Removal of adware component might affect the related ad-supported software.

Sorry to say, but this is total bullshit.’s cookie doesn’t infect a thing and can be removed easily and safely by yourself. So what are adserver cookies and what’s stored in them? The most basic information that most adserver will want to know is:

  • which ads you’ve seen, and how many times you’ve seen them
  • which ads you’ve clicked on
  • which ads you’ve converted on

Yes — that’s right, adservers know when you buy things after clicking on an ad — but that’s another post. Now more advanced behavioral companies will also want to track which sites you’ve been to and what behaviors (or segments) you belong to. Allowing adservers to track you using cookies means you won’t repeatedly see the same ad, and you should see more relevant ads to your interests as you continue your path along the internet.

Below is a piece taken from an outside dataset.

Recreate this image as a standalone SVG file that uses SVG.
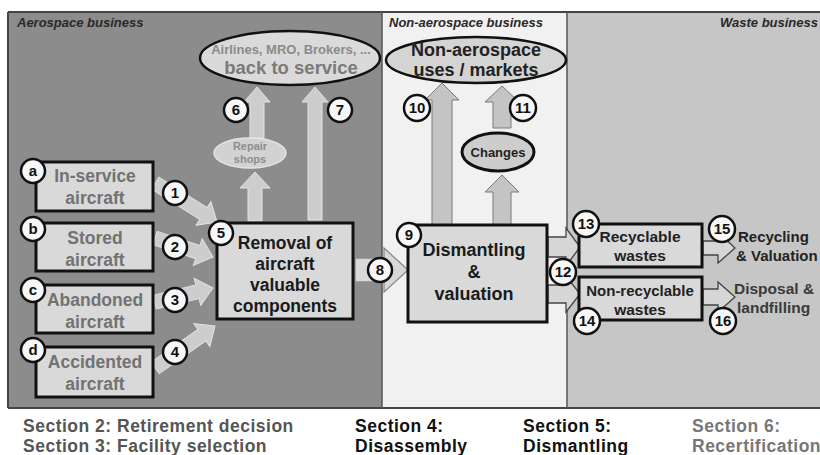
<svg xmlns="http://www.w3.org/2000/svg" width="820" height="455" viewBox="0 0 820 455">
<style>
.t{font-family:"Liberation Sans",Arial,sans-serif;font-weight:bold;text-anchor:middle}
.s{font-family:"Liberation Sans",Arial,sans-serif;font-weight:bold;text-anchor:start}
.box{fill:#d9d9d9;stroke:#111;stroke-width:3}
.ltxt{fill:#727272;font-size:17.5px}
.btxt{fill:#1a1a1a;font-size:17.5px}
.num{fill:#f7f7f7;stroke:#111;stroke-width:2.5}
.nt{font-size:15px;fill:#111}
.blk{fill:#cdcdcd;stroke:#e2e2e2;stroke-width:1}
.va{fill:#c4c4c4;stroke:#7a7a7a;stroke-width:1}
.oa{fill:#d6d6d6;stroke:#444;stroke-width:1.3}
.sec{font-family:"Liberation Sans",Arial,sans-serif;font-weight:bold;font-size:17.5px;letter-spacing:0.5px}
.hd{font-family:"Liberation Sans",Arial,sans-serif;font-style:italic;font-weight:bold;font-size:13px;fill:#2a2a2a}
</style>
<rect width="820" height="455" fill="#fff"/>
<!-- regions -->
<rect x="8" y="12" width="374" height="396" fill="#8c8c8c"/>
<rect x="382" y="12" width="185" height="396" fill="#f1f1f1"/>
<rect x="567" y="12" width="253" height="396" fill="#c6c6c6"/>
<path d="M8,12 H820 M8,408 H820 M8,12 V408" stroke="#444" stroke-width="2" fill="none"/>
<path d="M382,12 V408 M567,12 V408" stroke="#555" stroke-width="1.5" fill="none"/>
<text class="hd" x="17" y="27">Aerospace business</text>
<text class="hd" x="389" y="27" style="font-weight:600">Non-aerospace business</text>
<text class="hd" x="818" y="27" text-anchor="end">Waste business</text>

<g id="connectors">
  <!-- arrows 1-4 -->
  <g transform="translate(217,222) rotate(32.2)"><path class="blk" d="M0,0 L-16,-14 V-7 H-73 V7 H-16 V14 Z"/></g>
  <g transform="translate(213,257) rotate(18.1)"><path class="blk" d="M0,0 L-16,-14 V-7 H-61 V7 H-16 V14 Z"/></g>
  <g transform="translate(213,288) rotate(-13.6)"><path class="blk" d="M0,0 L-16,-14 V-7 H-60 V7 H-16 V14 Z"/></g>
  <g transform="translate(215,326) rotate(-35)"><path class="blk" d="M0,0 L-16,-14 V-7 H-73 V7 H-16 V14 Z"/></g>
  <!-- box5 -> repair shops -->
  <path class="blk" d="M255,172 L270,188 H262 V221 H248 V188 H240 Z"/>
  <!-- repair -> back to service (6) -->
  <path class="blk" d="M257,87 L270,102 H264 V138 H250 V102 H244 Z"/>
  <!-- 7 -->
  <path class="blk" d="M315,87 L328,102 H322 V220 H308 V102 H302 Z"/>
  <!-- 8 -->
  <path class="oa" style="fill:#d8d8d8;stroke:#8a8a8a" d="M355,258 H384 V248 L408,270 L384,292 V282 H355 Z"/>
  <!-- 10 -->
  <path class="va" d="M442,83 L459,100 H452 V225 H432 V100 H425 Z"/>
  <!-- 11 -->
  <path class="va" d="M502,86 L519,102 H511 V128 H493 V102 H485 Z"/>
  <!-- changes -->
  <path class="va" d="M502,175 L519,192 H511 V225 H493 V192 H485 Z"/>
  <!-- to recyclable -->
  <path class="oa" d="M548,237 H566 V228 L580,247 L566,266 V257 H548 Z"/>
  <!-- to non-recyclable -->
  <path class="oa" d="M548,285 H566 V276 L580,294 L566,312 V303 H548 Z"/>
  <!-- 15 -->
  <path class="oa" d="M703,241 H718 V232 L735,248 L718,263 V255 H703 Z"/>
  <!-- 16 -->
  <path class="oa" d="M703,289 H718 V282 L735,297 L718,312 V305 H703 Z"/>
</g>

<g id="back-to-service">
  <ellipse cx="290" cy="58" rx="90" ry="27" fill="#dadada" stroke="#111" stroke-width="2.5"/>
  <text class="t" x="291" y="54" font-size="13" fill="#8a8a8a">Airlines, MRO, Brokers, ...</text>
  <text class="t" x="291" y="74" font-size="18.5" fill="#7a7a7a">back to service</text>
</g>
<g id="repair-shops">
  <ellipse cx="250" cy="153" rx="36" ry="15" fill="#d2d2d2" stroke="#e4e4e4" stroke-width="1.5"/>
  <text class="t" x="250" y="150" font-size="11" fill="#8e8e8e">Repair</text>
  <text class="t" x="250" y="163" font-size="11" fill="#8e8e8e">shops</text>
</g>
<g id="non-aero-markets">
  <ellipse cx="476" cy="60" rx="90" ry="23" fill="#d4d4d4" stroke="#111" stroke-width="2.5"/>
  <text class="t" x="476" y="56" font-size="18" fill="#222">Non-aerospace</text>
  <text class="t" x="476" y="76" font-size="18" fill="#222">uses / markets</text>
</g>
<g id="changes">
  <ellipse cx="498" cy="152" rx="36" ry="19" fill="#cdcdcd" stroke="#111" stroke-width="3"/>
  <text class="t" x="498" y="157" font-size="13" fill="#222">Changes</text>
</g>

<g id="node-a">
  <rect class="box" x="36" y="162" width="117" height="49"/>
  <text class="t ltxt" x="95" y="182">In-service</text>
  <text class="t ltxt" x="95" y="204">aircraft</text>
</g>
<g id="node-b">
  <rect class="box" x="36" y="223" width="117" height="48"/>
  <text class="t ltxt" x="95" y="244">Stored</text>
  <text class="t ltxt" x="95" y="266">aircraft</text>
</g>
<g id="node-c">
  <rect class="box" x="36" y="285" width="117" height="48"/>
  <text class="t ltxt" x="95" y="306">Abandoned</text>
  <text class="t ltxt" x="95" y="328">aircraft</text>
</g>
<g id="node-d">
  <rect class="box" x="36" y="347" width="117" height="50"/>
  <text class="t ltxt" x="95" y="368">Accidented</text>
  <text class="t ltxt" x="95" y="390">aircraft</text>
</g>
<g id="node-5">
  <rect class="box" x="217" y="223" width="136" height="96"/>
  <text class="t btxt" x="285" y="249">Removal of</text>
  <text class="t btxt" x="285" y="270">aircraft</text>
  <text class="t btxt" x="285" y="291">valuable</text>
  <text class="t btxt" x="285" y="312">components</text>
</g>
<g id="node-9">
  <rect class="box" x="408" y="225" width="139" height="97"/>
  <text class="t btxt" x="474" y="256" style="font-size:18px">Dismantling</text>
  <text class="t btxt" x="474" y="278" style="font-size:18px">&amp;</text>
  <text class="t btxt" x="474" y="300" style="font-size:18px">valuation</text>
</g>
<g id="node-recyclable">
  <rect class="box" x="579" y="224" width="123" height="43"/>
  <text class="t" x="640" y="242" font-size="15.5" fill="#222">Recyclable</text>
  <text class="t" x="640" y="261" font-size="15.5" fill="#222">wastes</text>
</g>
<g id="node-nonrecyclable">
  <rect class="box" x="579" y="277" width="123" height="43"/>
  <text class="t" x="640" y="296" font-size="15" fill="#222">Non-recyclable</text>
  <text class="t" x="640" y="315" font-size="15.5" fill="#222">wastes</text>
</g>
<g id="recycling">
  <text class="s" x="738" y="242" font-size="15" fill="#222">Recycling</text>
  <text class="s" x="736" y="261" font-size="15" fill="#222">&amp; Valuation</text>
</g>
<g id="disposal">
  <text class="s" x="734" y="294" font-size="15.5" fill="#3a3a3a">Disposal &amp;</text>
  <text class="s" x="737" y="313" font-size="15.5" fill="#3a3a3a">landfilling</text>
</g>

<g id="labels">
  <circle class="num" cx="33" cy="171" r="12"/><text class="t nt" x="33" y="176">a</text>
  <circle class="num" cx="33" cy="229" r="12"/><text class="t nt" x="33" y="234">b</text>
  <circle class="num" cx="33" cy="290" r="12"/><text class="t nt" x="33" y="295">c</text>
  <circle class="num" cx="33" cy="350" r="12"/><text class="t nt" x="33" y="355">d</text>
  <circle class="num" cx="175" cy="193" r="12"/><text class="t nt" x="175" y="198">1</text>
  <circle class="num" cx="175" cy="247" r="12"/><text class="t nt" x="175" y="252">2</text>
  <circle class="num" cx="175" cy="300" r="12"/><text class="t nt" x="175" y="305">3</text>
  <circle class="num" cx="175" cy="352" r="12"/><text class="t nt" x="175" y="357">4</text>
  <circle class="num" cx="221" cy="233" r="12"/><text class="t nt" x="221" y="238">5</text>
  <circle class="num" cx="236" cy="110" r="12"/><text class="t nt" x="236" y="115">6</text>
  <circle class="num" cx="340" cy="110" r="12"/><text class="t nt" x="340" y="115">7</text>
  <circle class="num" cx="380" cy="270" r="12"/><text class="t nt" x="380" y="275">8</text>
  <circle class="num" cx="409" cy="235" r="12"/><text class="t nt" x="409" y="240">9</text>
  <circle class="num" cx="417" cy="108" r="13"/><text class="t nt" x="417" y="113">10</text>
  <circle class="num" cx="523" cy="108" r="13"/><text class="t nt" x="523" y="113">11</text>
  <circle class="num" cx="563" cy="272" r="13"/><text class="t nt" x="563" y="277">12</text>
  <circle class="num" cx="586" cy="224" r="13"/><text class="t nt" x="586" y="229">13</text>
  <circle class="num" cx="587" cy="321" r="13"/><text class="t nt" x="587" y="326">14</text>
  <circle class="num" cx="722" cy="229" r="13"/><text class="t nt" x="722" y="234">15</text>
  <circle class="num" cx="723" cy="321" r="13"/><text class="t nt" x="723" y="326">16</text>
</g>

<g id="sections">
  <text class="sec" x="23" y="432" fill="#555">Section 2: Retirement decision</text>
  <text class="sec" x="23" y="452" fill="#555">Section 3: Facility selection</text>
  <text class="sec" x="355" y="432" fill="#111">Section 4:</text>
  <text class="sec" x="355" y="452" fill="#111">Disassembly</text>
  <text class="sec" x="523" y="432" fill="#111">Section 5:</text>
  <text class="sec" x="523" y="452" fill="#111">Dismantling</text>
  <text class="sec" x="692" y="432" fill="#777">Section 6:</text>
  <text class="sec" x="692" y="452" fill="#777">Recertification</text>
</g>
</svg>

So how do companies store this information? There are two ways — client-side or server-side. Client-side involves storing all the information about you in your cookie whereas server-side the cookie simply stores an ID and all information about you is stored on some database somewhere. Doubleclick as seen in the below screenshot seems to have gone the server-side route and simply stores my “id” which maps to some data they have on me in their databases. The server-side route is great if the advertiser wants to store a lot of data since there are size limiations on cookies and you don’t necessarily want to transfer 10kb back and forth on every ad call. It’s not so great as it requires some serious database infrastructure to handle 10-100k read/writes per second to a single database.

Doubleclick Cookie

Burst seems to have gone the client-side route and stores all ads I’ve seen from them directly in my cookie files. It’s actually interesting to note that the cookie data from Burst is not-encrypted (big nono!).

Burst Cookie Files

Ok, so what does this all mean for the end-user? Well, indeed, there are companies out there that are tracking most of everything that you do online. Ad companies like Tribal Fusion know what you’re interested in and what you like to browse for. Hell, if Google succeeds in pushing Checkout to the world they’ll know everything you’ve bought, how much you paid for it and much more! All in all this sounds scary but it really shouldn’t be. Why?

First off, none of the information _should_ be personally identifiable. Cookies are tied to your computer, not your name. So if you switch machines often, or clear your cookies, all history is immediately erased. Now, some argue that if your browsing history is stored it should be possible to figure out exactly who you are. Lets be honest, why go through all the trouble if there are much easier ways of figuring out what you’re doing online? If you’re worried, go download an anonymous browsing tool (there are plenty), or visit the little known-of ‘opt-out’ pages that almost all online advertising companies have. Some examples: Opt-out, Yieldmanager Opt-out, Doubleclick Opt-out. If you do go the opt-out route, don’t clear your cookies because that’s the only way they’ll know you don’t want them to track you!

So whichever route you take, don’t forget that the websites you visit can provide you with free content because of the money they receive from advertisers. Cookies are one tool that advertisers use to help track revenue and regularly clearing them can cost your favorite sites money. My personal choice? I clear my cookies every month or so but am perfectly happy to let companies track my behavior to show me more relevant ads. Hell, I’d much rather look at an ad for some new tech gadget than ‘punch the monkey’!